Don’t forget to observe the balance between open and closed spaces – when placing obstacles and shelters, think about their utility for the player, and take into account possible countering strategies. No point of the map can be completely safe, as you have to keep the players on their feet at all times.
Don’t clutter all available space with obstacles – concentrate on the key areas. Try to avoid excessively large locations – people quickly get irritated when it takes a while to close distance with the enemy. The player’s there to have fun and enjoy himself – long, meaningless wandering across the map will turn him off.
On the other hand, though, if the battle begins too quickly, the player won’t have time to realise and react to what’s going on. In this case, there’s a danger of being locked in the landing zone straight off the bat. Ideally, the optimum distance to enemy contact shouldn’t exceed 10-15 seconds.
During this time, the player will have time to assess the situation, and come up with a strategy based on his/her preferences and capabilities, as well as the overall strength of the team and the direction in which they’re going. Keeping this in mind, you should also correct for the characters’ speed, abilities, and unique gameplay features.
It’s important to know the technical constraints of a given location, as a good map has to achieve the optimum balance between spatial saturation and performance. Using your vision for the location as a cornerstone, distribute resources accordingly – some maps may require more attention to the terrain, some may need extra obstacles. Your focus should be on optimising the player’s in-game experience – while the player may forgive bad graphics, he’ll never forgive bad gameplay. Even ultra-realistic graphics can’t keep a player hooked if the gameplay’s boring – he/she will just walk away, it’s that simple.
Create equal opportunities for all teams
All teams’ possibilities and options should be equal, regardless of the geometry.
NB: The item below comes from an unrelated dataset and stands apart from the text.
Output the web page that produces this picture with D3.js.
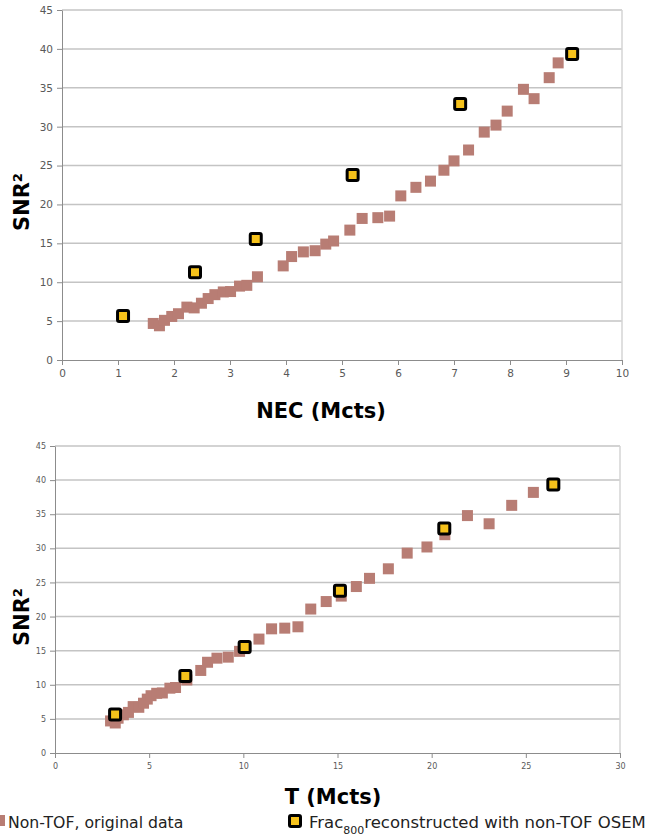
<!DOCTYPE html>
<html>
<head>
<meta charset="utf-8">
<script src="https://cdn.jsdelivr.net/npm/d3@7"></script>
<style>
  body { margin: 0; background: #fff; }
  svg { display: block; font-family: "DejaVu Sans", Verdana, sans-serif; }
  .tick text { fill: #595959; }
  .tick line { stroke: #8c8c8c; }
  .domain { stroke: #8c8c8c; }
</style>
</head>
<body>
<div id="chart"></div>
<script>
// non-TOF original data
const necNonTof = [1.63, 1.74, 1.83, 1.96, 2.08, 2.23, 2.36, 2.49, 2.61, 2.73, 2.88, 3.01, 3.17, 3.30, 3.49,
  3.95, 4.10, 4.31, 4.52, 4.71, 4.85, 5.14, 5.36, 5.64, 5.85, 6.05, 6.32, 6.58, 6.82, 7.00,
  7.26, 7.54, 7.75, 7.95, 8.24, 8.43, 8.70, 8.86];
const tNonTof = [2.95, 3.2, 3.35, 3.63, 3.9, 4.15, 4.45, 4.7, 4.9, 5.1, 5.4, 5.7, 6.1, 6.4, 7.0,
  7.74, 8.1, 8.6, 9.2, 9.8, 10.05, 10.83, 11.5, 12.2, 12.9, 13.58, 14.4, 15.2, 16.0, 16.7,
  17.7, 18.7, 19.75, 20.7, 21.9, 23.05, 24.25, 25.4];
const snrNonTof = [4.7, 4.4, 5.1, 5.6, 5.95, 6.8, 6.7, 7.3, 7.9, 8.4, 8.75, 8.8, 9.5, 9.6, 10.7,
  12.1, 13.3, 13.9, 14.05, 14.9, 15.3, 16.7, 18.2, 18.3, 18.5, 21.1, 22.2, 23.0, 24.4, 25.6,
  27.0, 29.3, 30.2, 32.0, 34.8, 33.6, 36.3, 38.2];

// Frac800 reconstructed with non-TOF OSEM
const necFrac = [1.09, 2.375, 3.46, 5.19, 7.11, 9.11];
const tFrac = [3.19, 6.92, 10.07, 15.13, 20.67, 26.46];
const snrFrac = [5.65, 11.27, 15.55, 23.8, 32.9, 39.35];

const yTicks = [0, 5, 10, 15, 20, 25, 30, 35, 40, 45];
const necTicks = [0, 1, 2, 3, 4, 5, 6, 7, 8, 9, 10];
const tTicks = [0, 5, 10, 15, 20, 25, 30];

const W = 645, H = 838;
const brown = "#b87d74", yellow = "#f6c21b";

const svg = d3.select("#chart").append("svg").attr("width", W).attr("height", H);

function panel(p) {
  const x = d3.scaleLinear().domain([0, p.xMax]).range([p.left, p.right]);
  const y = d3.scaleLinear().domain([0, 45]).range([p.bottom, p.top]);
  const g = svg.append("g");

  // grid
  g.append("g").selectAll("line").data(yTicks.slice(1)).join("line")
    .attr("x1", p.left).attr("x2", p.right)
    .attr("y1", d => y(d)).attr("y2", d => y(d))
    .attr("stroke", "#c4c4c4").attr("stroke-width", 1.5);
  g.append("line").attr("x1", p.right).attr("x2", p.right)
    .attr("y1", p.top).attr("y2", p.bottom)
    .attr("stroke", "#d4d4d4").attr("stroke-width", 1.5);

  g.append("g").attr("transform", "translate(" + p.left + ",0)")
    .call(d3.axisLeft(y).tickValues(yTicks).tickSize(5).tickSizeOuter(0).tickPadding(4))
    .call(a => a.selectAll("text").attr("font-size", p.tickFont).attr("font-family", "DejaVu Sans"));
  g.append("g").attr("transform", "translate(0," + p.bottom + ")")
    .call(d3.axisBottom(x).tickValues(p.xTicks).tickSize(5).tickSizeOuter(0).tickPadding(p.xPad))
    .call(a => a.selectAll("text").attr("font-size", p.tickFont).attr("font-family", "DejaVu Sans"));

  // series
  g.append("g").selectAll("rect").data(p.xs).join("rect")
    .attr("x", (d, i) => x(d) - 5.5).attr("y", (d, i) => y(snrNonTof[i]) - 5.5)
    .attr("width", 11).attr("height", 11).attr("fill", brown);
  g.append("g").selectAll("rect").data(p.xf).join("rect")
    .attr("x", (d, i) => x(d) - 5.5).attr("y", (d, i) => y(snrFrac[i]) - 5.5)
    .attr("width", 11).attr("height", 11).attr("fill", yellow)
    .attr("stroke", "#000").attr("stroke-width", 3).attr("rx", 1.5);

  // titles
  g.append("text").attr("transform", "translate(" + p.yTitleX + "," + p.yTitleY + ") rotate(-90)")
    .attr("text-anchor", "middle").attr("font-weight", "bold").attr("font-size", 21)
    .text("SNR²");
  g.append("text").attr("x", p.xTitleX).attr("y", p.xTitleY)
    .attr("text-anchor", "middle").attr("font-weight", "bold").attr("font-size", 21)
    .text(p.xTitle);
}

panel({ left: 62, right: 622, top: 10, bottom: 360, xMax: 10, xTicks: necTicks,
  xs: necNonTof, xf: necFrac, tickFont: 10.5, xPad: 5,
  yTitleX: 29, yTitleY: 202, xTitleX: 321, xTitleY: 418, xTitle: "NEC (Mcts)" });
panel({ left: 55, right: 620, top: 446, bottom: 753, xMax: 30, xTicks: tTicks,
  xs: tNonTof, xf: tFrac, tickFont: 8, xPad: 5,
  yTitleX: 29, yTitleY: 617, xTitleX: 333, xTitleY: 804, xTitle: "T (Mcts)" });

// legend
const leg = svg.append("g").attr("fill", "#222");
leg.append("rect").attr("x", -5).attr("y", 815).attr("width", 10).attr("height", 11).attr("fill", brown);
leg.append("text").attr("x", 8).attr("y", 828).attr("font-size", 15.7).text("Non-TOF, original data");
leg.append("rect").attr("x", 289.5).attr("y", 815.5).attr("width", 11).attr("height", 11)
  .attr("fill", yellow).attr("stroke", "#000").attr("stroke-width", 3).attr("rx", 1.5);
const t2 = leg.append("text").attr("x", 309).attr("y", 828).attr("font-size", 16.5);
t2.append("tspan").text("Frac");
t2.append("tspan").attr("font-size", 11).attr("dy", 6).text("800");
t2.append("tspan").attr("dy", -6).text("reconstructed with non-TOF OSEM");
</script>
</body>
</html>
To achieve the best results, play around with the roughness of the terrain – in open areas, rocks, hills, riverbeds, canals, cliffs, bridges and other elevation changes add realism to the situation, helping create a varied gameplay.
The exception to this would be fighting at the city level – small, enclosed spaces often imply more dynamic and tactical game mechanics. You’ll need a different approach when it comes to this terrain.
Level symmetry as a solution
As I mentioned above, it’s important to give users a level playing field, compensating for inequalities by adding on extra abilities. There are a number of ways in which you can create a well-balanced map: mirroring obstacles’ locations, installing multiple tiers of play with varying height differentials, shelter types and detours (based on the number of team members) – these are all great solutions to the challenge of equal opportunity.
Location symmetry can take several forms – it can either be seen in plain sight, or be more discreet. The mirroring may be direct, axial, or may run along an axial offset. In some cases, there may even be several subtle axes of mirroring.
Having multiple tiers of play on a given map helps you save room for extra obstacles, and allows you to make the location more interesting by modifying the terrain. For example, we employed multiple tiers and mirroring in creating our “Canyon” map – each tier is a basically level of its own, and the player can pick where and how he wants to engage in battle. The obstacles on “Canyon” are symmetrical – if you’re playing as a sniper, then the sniper positions for both teams are identical, with overlapping firing scopes and areas of responsibility.
Add vibrancy through measures and counter-measures
One of the most important aspects in creating a “map skeleton” is carefully devising the gameplay – you must engineer a set of mechanics that will trigger an enemy counter-reaction to your player’s every move. For the purpose of simplicity, we’ll label this “measures and counter-measures”.
Resistance shouldn’t only occur in a particular direction – in strengthening one part of the map, you may weaken another, for instance, by reducing the number of shelters for small and fast robots. This will allow the smaller robots to flank the enemy, and prevent heavy robots from landing effective shots.
In capturing a location, a team may be required to secure a position by “digging in” – their opponents then need to counter by drawing them out, or by securing a similar position elsewhere. By “digging in”, however, the first team leaves their flanks open, giving their enemy various options to manoeuvre and implement tactical ploys.
These tricks radically affect the overall image of the battle, as they lead to the repeated change of tactics, strategy and motivations. In designing a new map, try and take into account the player’s psychology – let the scouts find narrow alleys and lanes to help flank the enemy, and let snipers provide them with cover, or engage in positional warfare.
This leads us to the next important aspect – players’ creative freedom. You need to provide the players with as much room as possible to realise their ideas. Let them employ their cunning and ingenuity, shocking the enemy through unorthodox tactics and taking full advantage of the characters’ classes and abilities. Don’t reduce it to a sandbox, though – otherwise it’ll become too boring.
You can smooth over the symmetry of the location by using a variety of visual effects. For example, symmetrical objects in different parts of the map can take on different forms – a cargo container, a bus, tank, building or a cliff. The use of broken symmetry lines could also add variety to your map.
Try to use all the features of the landscape – use all three dimensions, don’t restrict yourself to only one plane. By changing obstacles’ height, for instance, you can regulates shooting capacities, and provide “jumping” characters with an additional tactical advantage.
Most importantly, add variety to the gaming experience. Access to a point on the map can be given in multiple ways: a bridge, an underground tunnel, or even a riverbed. Mechanically, these areas will be the same – visually, however, they’ll be completely different. A low-lying patch of land, along with a small house, may serve as great cover – leaving the lowland, however, will expose the player to potential enemies.
After you create a playable prototype, you should test it in conditions which are as close as possible to the real thing. The type of testing you select – internal or external – isn’t that important.
What’s crucial is getting feedback about your faults and flaws. Learn to absorb criticism, and use it as a tool to make the map even more interesting – at the end of the day, everyone benefits from a better product.